### RAW RECORDS:
============
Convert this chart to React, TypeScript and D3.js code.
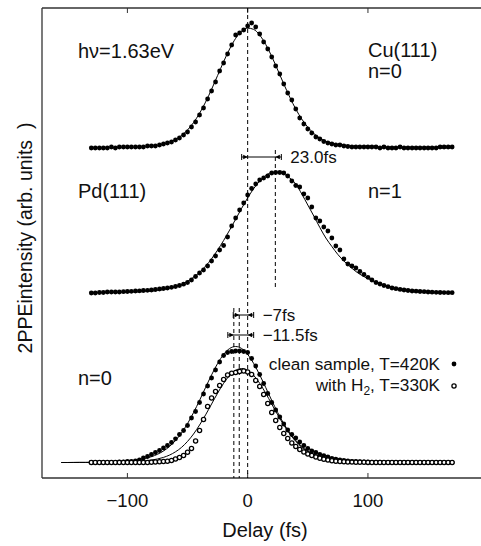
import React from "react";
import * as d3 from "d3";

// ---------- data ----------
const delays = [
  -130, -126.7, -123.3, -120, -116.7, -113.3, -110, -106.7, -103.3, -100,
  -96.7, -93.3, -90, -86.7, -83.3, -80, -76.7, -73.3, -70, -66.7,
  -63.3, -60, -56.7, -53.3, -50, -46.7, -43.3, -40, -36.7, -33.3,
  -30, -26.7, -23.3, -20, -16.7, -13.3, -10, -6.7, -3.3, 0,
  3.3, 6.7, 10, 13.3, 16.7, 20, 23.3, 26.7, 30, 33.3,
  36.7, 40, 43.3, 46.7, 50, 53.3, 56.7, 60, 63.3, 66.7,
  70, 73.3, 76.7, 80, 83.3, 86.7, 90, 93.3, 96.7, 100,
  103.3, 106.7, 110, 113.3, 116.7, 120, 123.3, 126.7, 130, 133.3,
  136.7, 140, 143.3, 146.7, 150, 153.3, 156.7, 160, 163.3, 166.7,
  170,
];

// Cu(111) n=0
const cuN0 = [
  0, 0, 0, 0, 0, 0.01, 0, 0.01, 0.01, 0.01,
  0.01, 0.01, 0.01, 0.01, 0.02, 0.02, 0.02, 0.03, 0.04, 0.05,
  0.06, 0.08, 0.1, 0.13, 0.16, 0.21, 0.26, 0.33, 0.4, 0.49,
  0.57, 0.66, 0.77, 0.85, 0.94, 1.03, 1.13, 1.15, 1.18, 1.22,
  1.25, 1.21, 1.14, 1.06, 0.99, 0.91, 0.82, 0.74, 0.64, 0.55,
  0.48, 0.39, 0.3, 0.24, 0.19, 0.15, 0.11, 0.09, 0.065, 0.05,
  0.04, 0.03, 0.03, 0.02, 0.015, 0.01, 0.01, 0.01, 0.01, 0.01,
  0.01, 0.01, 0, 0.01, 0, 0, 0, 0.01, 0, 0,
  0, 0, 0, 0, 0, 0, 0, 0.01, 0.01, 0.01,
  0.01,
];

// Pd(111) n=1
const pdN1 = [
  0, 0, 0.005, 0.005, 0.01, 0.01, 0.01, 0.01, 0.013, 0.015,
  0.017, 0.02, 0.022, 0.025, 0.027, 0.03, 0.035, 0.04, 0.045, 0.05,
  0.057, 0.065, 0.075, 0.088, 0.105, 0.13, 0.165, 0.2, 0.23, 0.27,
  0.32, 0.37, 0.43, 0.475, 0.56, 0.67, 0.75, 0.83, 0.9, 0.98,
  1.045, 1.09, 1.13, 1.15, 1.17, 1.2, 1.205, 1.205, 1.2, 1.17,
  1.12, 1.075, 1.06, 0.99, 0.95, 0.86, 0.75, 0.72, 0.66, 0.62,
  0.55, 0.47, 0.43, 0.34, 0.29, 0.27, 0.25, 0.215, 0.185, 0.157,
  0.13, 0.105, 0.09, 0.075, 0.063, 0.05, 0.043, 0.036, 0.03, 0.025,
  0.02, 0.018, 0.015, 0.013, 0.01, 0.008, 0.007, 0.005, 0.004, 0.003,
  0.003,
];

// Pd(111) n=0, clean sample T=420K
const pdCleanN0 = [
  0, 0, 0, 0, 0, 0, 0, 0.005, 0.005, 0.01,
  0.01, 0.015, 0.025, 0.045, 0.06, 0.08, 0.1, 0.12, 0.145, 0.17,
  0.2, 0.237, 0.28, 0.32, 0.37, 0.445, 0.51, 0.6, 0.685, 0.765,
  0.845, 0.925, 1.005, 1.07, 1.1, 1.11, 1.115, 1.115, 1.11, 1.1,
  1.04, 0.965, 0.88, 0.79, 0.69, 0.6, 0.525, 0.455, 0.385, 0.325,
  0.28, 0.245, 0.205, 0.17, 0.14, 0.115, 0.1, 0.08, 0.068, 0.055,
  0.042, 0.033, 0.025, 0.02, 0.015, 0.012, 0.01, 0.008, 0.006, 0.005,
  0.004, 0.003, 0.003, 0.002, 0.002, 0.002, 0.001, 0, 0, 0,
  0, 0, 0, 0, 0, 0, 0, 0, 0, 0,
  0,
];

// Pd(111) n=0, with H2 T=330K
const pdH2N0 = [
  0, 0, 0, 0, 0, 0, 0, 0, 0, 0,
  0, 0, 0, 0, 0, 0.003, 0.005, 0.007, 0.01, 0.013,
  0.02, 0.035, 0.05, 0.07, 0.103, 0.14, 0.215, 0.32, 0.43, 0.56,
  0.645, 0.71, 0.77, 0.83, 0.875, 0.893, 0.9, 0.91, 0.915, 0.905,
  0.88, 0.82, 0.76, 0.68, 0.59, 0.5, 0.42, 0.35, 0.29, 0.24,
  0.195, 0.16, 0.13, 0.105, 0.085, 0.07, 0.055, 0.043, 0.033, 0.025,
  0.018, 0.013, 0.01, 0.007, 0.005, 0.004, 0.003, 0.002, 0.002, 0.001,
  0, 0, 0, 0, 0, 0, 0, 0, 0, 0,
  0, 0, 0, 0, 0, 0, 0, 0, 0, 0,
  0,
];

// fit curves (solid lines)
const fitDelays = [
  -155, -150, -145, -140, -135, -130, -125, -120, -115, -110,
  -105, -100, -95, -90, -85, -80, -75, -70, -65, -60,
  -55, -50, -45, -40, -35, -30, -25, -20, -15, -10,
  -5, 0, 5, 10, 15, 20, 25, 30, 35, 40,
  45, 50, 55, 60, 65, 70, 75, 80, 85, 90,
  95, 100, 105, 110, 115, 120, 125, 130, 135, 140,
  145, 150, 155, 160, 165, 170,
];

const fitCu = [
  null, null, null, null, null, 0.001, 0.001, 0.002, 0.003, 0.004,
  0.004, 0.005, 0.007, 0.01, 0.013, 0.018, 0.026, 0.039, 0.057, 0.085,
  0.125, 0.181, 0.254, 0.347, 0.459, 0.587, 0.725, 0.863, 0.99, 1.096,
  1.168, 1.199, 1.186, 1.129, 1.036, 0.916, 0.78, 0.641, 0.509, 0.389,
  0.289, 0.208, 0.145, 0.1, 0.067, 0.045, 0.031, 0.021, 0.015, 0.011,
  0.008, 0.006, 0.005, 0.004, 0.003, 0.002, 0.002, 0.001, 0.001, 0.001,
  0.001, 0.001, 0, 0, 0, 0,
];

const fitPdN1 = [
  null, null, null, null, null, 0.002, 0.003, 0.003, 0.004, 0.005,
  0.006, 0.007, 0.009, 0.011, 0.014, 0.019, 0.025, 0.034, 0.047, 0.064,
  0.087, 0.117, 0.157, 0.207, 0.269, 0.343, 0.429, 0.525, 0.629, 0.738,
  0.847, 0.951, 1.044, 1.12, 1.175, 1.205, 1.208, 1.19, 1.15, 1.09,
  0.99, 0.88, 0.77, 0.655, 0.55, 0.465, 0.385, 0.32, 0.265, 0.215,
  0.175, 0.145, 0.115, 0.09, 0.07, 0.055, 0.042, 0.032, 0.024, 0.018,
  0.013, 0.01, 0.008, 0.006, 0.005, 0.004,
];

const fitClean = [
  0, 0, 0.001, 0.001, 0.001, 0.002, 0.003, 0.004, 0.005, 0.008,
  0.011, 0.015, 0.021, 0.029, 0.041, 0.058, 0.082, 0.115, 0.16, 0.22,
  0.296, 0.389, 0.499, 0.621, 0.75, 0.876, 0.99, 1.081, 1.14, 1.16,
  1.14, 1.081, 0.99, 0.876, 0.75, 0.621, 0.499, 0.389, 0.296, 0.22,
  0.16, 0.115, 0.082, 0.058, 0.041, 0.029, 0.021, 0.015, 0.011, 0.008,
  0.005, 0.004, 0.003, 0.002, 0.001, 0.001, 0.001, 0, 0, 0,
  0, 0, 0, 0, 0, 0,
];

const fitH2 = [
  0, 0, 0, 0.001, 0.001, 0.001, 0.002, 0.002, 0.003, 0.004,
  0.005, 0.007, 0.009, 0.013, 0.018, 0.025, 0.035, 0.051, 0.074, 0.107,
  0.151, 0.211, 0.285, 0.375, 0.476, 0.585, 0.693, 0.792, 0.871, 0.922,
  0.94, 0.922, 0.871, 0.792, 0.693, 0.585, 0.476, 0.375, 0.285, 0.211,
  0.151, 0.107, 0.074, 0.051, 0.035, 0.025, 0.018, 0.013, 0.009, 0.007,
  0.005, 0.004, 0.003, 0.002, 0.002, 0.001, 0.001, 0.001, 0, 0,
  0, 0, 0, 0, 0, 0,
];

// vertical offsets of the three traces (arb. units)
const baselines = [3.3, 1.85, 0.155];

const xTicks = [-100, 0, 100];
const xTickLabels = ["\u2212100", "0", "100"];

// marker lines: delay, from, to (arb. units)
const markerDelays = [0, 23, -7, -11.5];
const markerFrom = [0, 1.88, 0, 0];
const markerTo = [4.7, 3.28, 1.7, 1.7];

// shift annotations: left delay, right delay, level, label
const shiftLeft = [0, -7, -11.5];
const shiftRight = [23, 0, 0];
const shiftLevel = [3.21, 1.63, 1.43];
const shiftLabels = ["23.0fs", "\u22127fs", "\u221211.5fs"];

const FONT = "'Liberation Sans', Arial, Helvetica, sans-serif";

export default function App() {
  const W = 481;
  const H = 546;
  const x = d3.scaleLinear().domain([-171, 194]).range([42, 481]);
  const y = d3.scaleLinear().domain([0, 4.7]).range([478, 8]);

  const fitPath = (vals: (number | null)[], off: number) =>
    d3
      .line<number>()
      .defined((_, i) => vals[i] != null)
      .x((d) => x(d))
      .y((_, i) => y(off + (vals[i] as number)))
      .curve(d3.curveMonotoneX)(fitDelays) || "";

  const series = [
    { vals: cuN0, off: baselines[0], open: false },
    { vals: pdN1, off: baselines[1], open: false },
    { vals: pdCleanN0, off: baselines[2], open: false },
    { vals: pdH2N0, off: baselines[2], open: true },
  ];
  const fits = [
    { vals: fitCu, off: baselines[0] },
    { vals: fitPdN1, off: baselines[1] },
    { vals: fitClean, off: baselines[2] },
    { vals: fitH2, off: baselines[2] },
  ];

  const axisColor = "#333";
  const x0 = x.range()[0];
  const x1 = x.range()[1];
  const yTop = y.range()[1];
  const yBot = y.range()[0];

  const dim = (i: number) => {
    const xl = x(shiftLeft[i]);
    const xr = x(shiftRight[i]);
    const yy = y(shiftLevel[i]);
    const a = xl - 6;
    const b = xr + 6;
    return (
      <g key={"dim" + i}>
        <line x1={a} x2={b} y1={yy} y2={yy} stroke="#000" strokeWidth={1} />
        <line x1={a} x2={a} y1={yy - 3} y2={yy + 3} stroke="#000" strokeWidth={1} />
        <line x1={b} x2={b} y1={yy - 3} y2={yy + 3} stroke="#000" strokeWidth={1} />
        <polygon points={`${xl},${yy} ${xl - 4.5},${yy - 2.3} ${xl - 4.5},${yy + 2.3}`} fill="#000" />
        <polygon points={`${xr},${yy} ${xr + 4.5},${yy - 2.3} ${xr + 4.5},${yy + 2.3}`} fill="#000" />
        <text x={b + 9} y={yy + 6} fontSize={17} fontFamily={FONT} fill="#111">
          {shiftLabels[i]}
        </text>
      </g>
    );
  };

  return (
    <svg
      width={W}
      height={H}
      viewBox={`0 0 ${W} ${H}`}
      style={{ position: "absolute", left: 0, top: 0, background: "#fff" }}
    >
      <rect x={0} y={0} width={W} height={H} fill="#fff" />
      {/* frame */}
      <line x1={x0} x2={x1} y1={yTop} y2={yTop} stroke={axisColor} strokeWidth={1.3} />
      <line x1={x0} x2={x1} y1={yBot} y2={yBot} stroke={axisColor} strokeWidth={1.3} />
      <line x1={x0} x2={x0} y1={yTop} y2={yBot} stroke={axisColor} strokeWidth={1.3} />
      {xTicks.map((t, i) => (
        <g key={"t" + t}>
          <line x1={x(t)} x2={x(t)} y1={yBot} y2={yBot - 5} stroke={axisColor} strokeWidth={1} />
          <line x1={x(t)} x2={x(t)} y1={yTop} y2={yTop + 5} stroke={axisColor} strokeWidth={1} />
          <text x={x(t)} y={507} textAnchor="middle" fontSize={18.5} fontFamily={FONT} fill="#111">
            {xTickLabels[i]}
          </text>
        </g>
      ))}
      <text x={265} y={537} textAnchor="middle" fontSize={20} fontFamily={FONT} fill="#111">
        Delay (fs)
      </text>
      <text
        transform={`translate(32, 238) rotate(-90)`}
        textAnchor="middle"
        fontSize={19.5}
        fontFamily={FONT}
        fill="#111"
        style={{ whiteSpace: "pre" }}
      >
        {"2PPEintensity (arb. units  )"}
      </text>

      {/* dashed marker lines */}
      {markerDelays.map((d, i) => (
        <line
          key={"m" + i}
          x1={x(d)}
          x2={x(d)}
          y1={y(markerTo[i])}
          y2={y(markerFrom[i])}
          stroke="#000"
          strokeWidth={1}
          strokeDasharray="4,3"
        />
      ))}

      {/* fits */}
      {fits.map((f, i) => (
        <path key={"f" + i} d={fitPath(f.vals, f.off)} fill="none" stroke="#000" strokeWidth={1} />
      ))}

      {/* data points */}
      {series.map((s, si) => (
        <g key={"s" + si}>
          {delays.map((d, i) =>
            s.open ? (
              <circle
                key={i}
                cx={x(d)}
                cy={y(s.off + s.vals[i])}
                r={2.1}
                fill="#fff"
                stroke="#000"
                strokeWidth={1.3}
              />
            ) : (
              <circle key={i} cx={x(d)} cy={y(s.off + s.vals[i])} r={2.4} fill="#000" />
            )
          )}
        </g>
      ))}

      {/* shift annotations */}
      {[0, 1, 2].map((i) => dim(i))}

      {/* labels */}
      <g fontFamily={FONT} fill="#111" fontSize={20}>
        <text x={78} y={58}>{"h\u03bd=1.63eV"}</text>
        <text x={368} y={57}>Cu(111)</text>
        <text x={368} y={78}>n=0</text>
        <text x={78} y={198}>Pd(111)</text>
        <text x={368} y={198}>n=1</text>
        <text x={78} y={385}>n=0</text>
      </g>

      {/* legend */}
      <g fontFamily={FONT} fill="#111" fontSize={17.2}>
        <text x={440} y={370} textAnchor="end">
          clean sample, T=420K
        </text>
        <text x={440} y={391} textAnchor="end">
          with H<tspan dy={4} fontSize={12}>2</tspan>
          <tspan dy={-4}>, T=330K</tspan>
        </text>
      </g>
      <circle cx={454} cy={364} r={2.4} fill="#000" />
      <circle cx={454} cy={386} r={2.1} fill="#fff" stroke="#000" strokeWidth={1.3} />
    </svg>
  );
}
============
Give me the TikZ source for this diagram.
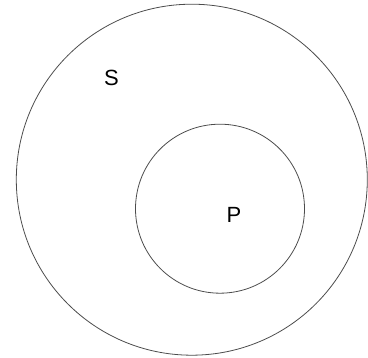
============
### STATED TASK:
From the records above, pull out every line containing the word "React".

### TASK OUTPUT:
Convert this chart to React, TypeScript and D3.js code.
import React from "react";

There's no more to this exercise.